Analysis: The roasted and cut supari was held to remain betel nut and the process of roasting and cutting was not treated as manufacture under Chapter Note 6 of Chapter 21 of the Central Excise Tariff Act, 1985. It was therefore classified under Tariff Item 0802 90 12 of the Central Excise Tariff Act, 1985 and treated as attracting nil rate of duty. As regards the tobacco, the marks found on the bags were taken to indicate only mixing ratios for use in production and not a brand name used in the course of trade. The tobacco also did not satisfy the conditions for classification under Tariff Item 24039990 of the Central Excise Tariff Act, 1985 since it did not contain lime and kattha, and at the highest it fell under Tariff Item 24039910 of the Central Excise Tariff Act, 1985. Since the turnover was within the prescribed limit, the goods were held entitled to SSI exemption under Notification No. 8/2003-CE dated 01.03.2003, and confiscation and penalty were not warranted.

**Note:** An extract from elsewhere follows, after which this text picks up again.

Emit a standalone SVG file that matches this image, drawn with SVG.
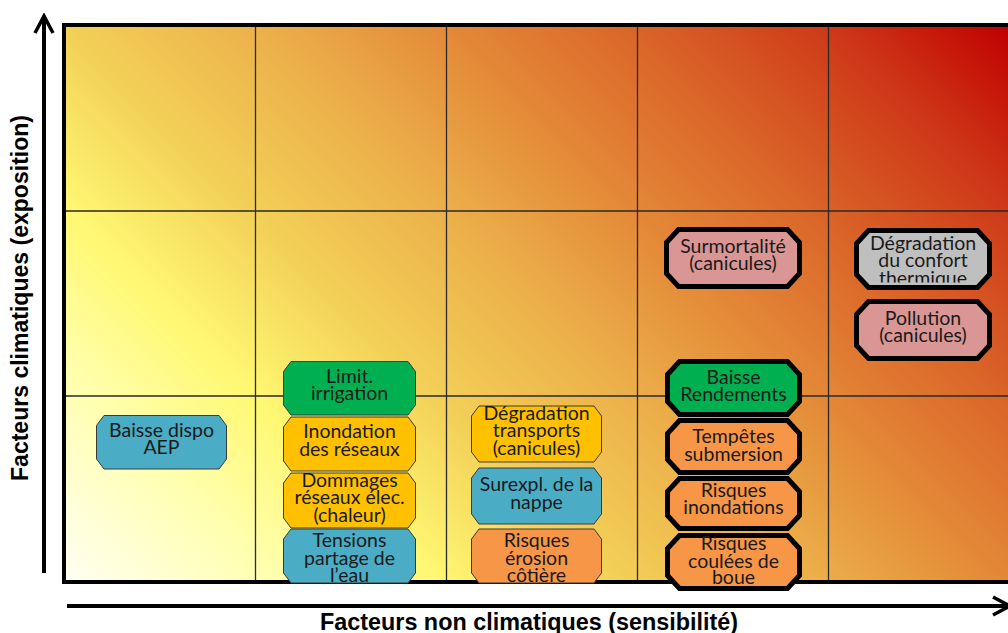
<svg xmlns="http://www.w3.org/2000/svg" width="1008" height="633" viewBox="0 0 1008 633">
<defs>
<linearGradient id="bg" gradientUnits="userSpaceOnUse" x1="64" y1="582" x2="814.5" y2="-168.5">
<stop offset="0" stop-color="#FFFFF4"/>
<stop offset="0.14" stop-color="#FFFFB0"/>
<stop offset="0.25" stop-color="#FFF872"/>
<stop offset="0.37" stop-color="#F3D058"/>
<stop offset="0.5" stop-color="#ECB04A"/>
<stop offset="0.62" stop-color="#E48A38"/>
<stop offset="0.75" stop-color="#DA6428"/>
<stop offset="0.88" stop-color="#CE3818"/>
<stop offset="1" stop-color="#C00000"/>
</linearGradient>
<marker id="arr" viewBox="0 0 22 22" refX="19" refY="11" markerWidth="22" markerHeight="22" markerUnits="userSpaceOnUse" orient="auto">
<path d="M2,2 L19,11 L2,20" fill="none" stroke="#000" stroke-width="3.5"/>
</marker>
<clipPath id="c-tens"><rect x="283" y="529" width="133" height="53.5"/></clipPath>
<clipPath id="c-cot"><rect x="471" y="529" width="131" height="53.5"/></clipPath>
<clipPath id="c-therm"><rect x="856" y="230" width="134" height="52.5"/></clipPath>
<clipPath id="c-boue"><rect x="667" y="535" width="133" height="50"/></clipPath>
</defs>
<style>
.thin{stroke:#3A3A3A;stroke-width:1}
.thick{stroke:#000;stroke-width:5;stroke-linejoin:miter}
.lbl{font-family:Lato,"Open Sans","Liberation Sans",sans-serif;font-size:19.5px;fill:#1A1A1A;text-anchor:middle}
.ax{font-family:"Liberation Sans",Arial,sans-serif;font-weight:bold;font-size:23px;fill:#000}
.grid{stroke:#2A2A2A;stroke-width:1.3;fill:none}
.teal{fill:#4BACC6}.green{fill:#00B050}.gold{fill:#FFC000}.orange{fill:#F79646}.pink{fill:#D99694}.gray{fill:#BFBFBF}
</style>
<rect width="1008" height="633" fill="#FFFFFF"/>
<g id="matrix">
<rect x="64" y="25" width="1000" height="557" fill="url(#bg)"/>
<path class="grid" d="M255.5,25V582M446.5,25V582M637.5,25V582M828.5,25V582M64,211H1008M64,396H1008"/>
<rect x="64" y="25" width="1000" height="557" fill="none" stroke="#000" stroke-width="4"/>
</g>
<g id="axes">
<line x1="44" y1="573" x2="44" y2="16" stroke="#000" stroke-width="4" marker-end="url(#arr)"/>
<line x1="67" y1="606" x2="1010" y2="606" stroke="#000" stroke-width="4" marker-end="url(#arr)"/>
<text class="ax" transform="translate(28,298) rotate(-90)" text-anchor="middle" textLength="366" lengthAdjust="spacingAndGlyphs">Facteurs climatiques (exposition)</text>
<text class="ax" x="529" y="630" text-anchor="middle" textLength="418" lengthAdjust="spacingAndGlyphs">Facteurs non climatiques (sensibilité)</text>
</g>
<g id="n-aep">
<path class="thin teal" d="M104,415.5H219L226.5,425.5V459L219,469H104L96.5,459V425.5Z"/>
<text class="lbl" x="161.5" y="437">Baisse dispo</text>
<text class="lbl" x="161.5" y="454">AEP</text>
</g>
<g id="n-limit">
<path class="thin green" d="M291,361.5H408L415.5,371.5V405L408,415H291L283.5,405V371.5Z"/>
<text class="lbl" x="349.5" y="383">Limit.</text>
<text class="lbl" x="349.5" y="400">irrigation</text>
</g>
<g id="n-inond-res">
<path class="thin gold" d="M291,417H408L415.5,427V461L408,471H291L283.5,461V427Z"/>
<text class="lbl" x="349.5" y="438">Inondation</text>
<text class="lbl" x="349.5" y="456">des réseaux</text>
</g>
<g id="n-dommages">
<path class="thin gold" d="M291,473H408L415.5,483V518L408,528H291L283.5,518V483Z"/>
<text class="lbl" x="349.5" y="487">Dommages</text>
<text class="lbl" x="349.5" y="504">réseaux élec.</text>
<text class="lbl" x="349.5" y="521.5">(chaleur)</text>
</g>
<g id="n-tensions">
<path class="thin teal" d="M291,529H408L415.5,539V573L408,583H291L283.5,573V539Z"/>
<g clip-path="url(#c-tens)">
<text class="lbl" x="349.5" y="547">Tensions</text>
<text class="lbl" x="349.5" y="564.5">partage de</text>
<text class="lbl" x="349.5" y="582">l’eau</text>
</g>
</g>
<g id="n-degr-transp">
<path class="thin gold" d="M479,406H594L601.5,416V452L594,462H479L471.5,452V416Z"/>
<text class="lbl" x="536.5" y="419.5">Dégradation</text>
<text class="lbl" x="536.5" y="437">transports</text>
<text class="lbl" x="536.5" y="454.5">(canicules)</text>
</g>
<g id="n-surexpl">
<path class="thin teal" d="M479,468H594L601.5,478V514L594,524H479L471.5,514V478Z"/>
<text class="lbl" x="536.5" y="491">Surexpl. de la</text>
<text class="lbl" x="536.5" y="508.5">nappe</text>
</g>
<g id="n-erosion">
<path class="thin orange" d="M479,529H594L601.5,539V573L594,583H479L471.5,573V539Z"/>
<g clip-path="url(#c-cot)">
<text class="lbl" x="536.5" y="547">Risques</text>
<text class="lbl" x="536.5" y="564.5">érosion</text>
<text class="lbl" x="536.5" y="582">côtière</text>
</g>
</g>
<g id="n-surmortalite">
<path class="thick pink" d="M678.5,229.5H787.5L799.5,242.5V273.5L787.5,286.5H678.5L666.5,273.5V242.5Z"/>
<text class="lbl" x="733" y="253">Surmortalité</text>
<text class="lbl" x="733" y="270">(canicules)</text>
</g>
<g id="n-confort">
<path class="thick gray" d="M868.5,230.5H977.5L989.5,243.5V274.5L977.5,287.5H868.5L856.5,274.5V243.5Z"/>
<g clip-path="url(#c-therm)">
<text class="lbl" x="923" y="249.5">Dégradation</text>
<text class="lbl" x="923" y="267">du confort</text>
<text class="lbl" x="923" y="284.5">thermique</text>
</g>
</g>
<g id="n-pollution">
<path class="thick pink" d="M868.5,301.5H977.5L989.5,314.5V345.5L977.5,358.5H868.5L856.5,345.5V314.5Z"/>
<text class="lbl" x="923" y="325">Pollution</text>
<text class="lbl" x="923" y="342">(canicules)</text>
</g>
<g id="n-rendements">
<path class="thick green" d="M679.5,361.5H787.5L799.5,374.5V401.5L787.5,414.5H679.5L667.5,401.5V374.5Z"/>
<text class="lbl" x="733.5" y="383.5">Baisse</text>
<text class="lbl" x="733.5" y="400.5">Rendements</text>
</g>
<g id="n-tempetes">
<path class="thick orange" d="M679.5,420.5H787.5L799.5,433.5V459.5L787.5,472.5H679.5L667.5,459.5V433.5Z"/>
<text class="lbl" x="733.5" y="443">Tempêtes</text>
<text class="lbl" x="733.5" y="461">submersion</text>
</g>
<g id="n-inondations">
<path class="thick orange" d="M679.5,478.5H787.5L799.5,491.5V515.5L787.5,528.5H679.5L667.5,515.5V491.5Z"/>
<text class="lbl" x="733.5" y="497">Risques</text>
<text class="lbl" x="733.5" y="513.5">inondations</text>
</g>
<g id="n-coulees">
<path class="thick orange" d="M679.5,535.5H787.5L799.5,548.5V575.5L787.5,588.5H679.5L667.5,575.5V548.5Z"/>
<g clip-path="url(#c-boue)">
<text class="lbl" x="733.5" y="549.5">Risques</text>
<text class="lbl" x="733.5" y="567.5">coulées de</text>
<text class="lbl" x="733.5" y="584">boue</text>
</g>
</g>
</svg>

Conclusion: The seized supari and tobacco were not liable to the proposed duty demand, confiscation or penalty, and the assessee was entitled to exemption.
Final Conclusion: The departmental challenge failed because the impugned order correctly treated the goods as non-dutiable or exempt and no interference was called for.
Ratio Decidendi: Where roasting and cutting do not amount to manufacture and the marks on tobacco bags do not constitute a brand name in trade, the goods are to be classified according to their true tariff entries and may qualify for SSI exemption if the exemption conditions are satisfied.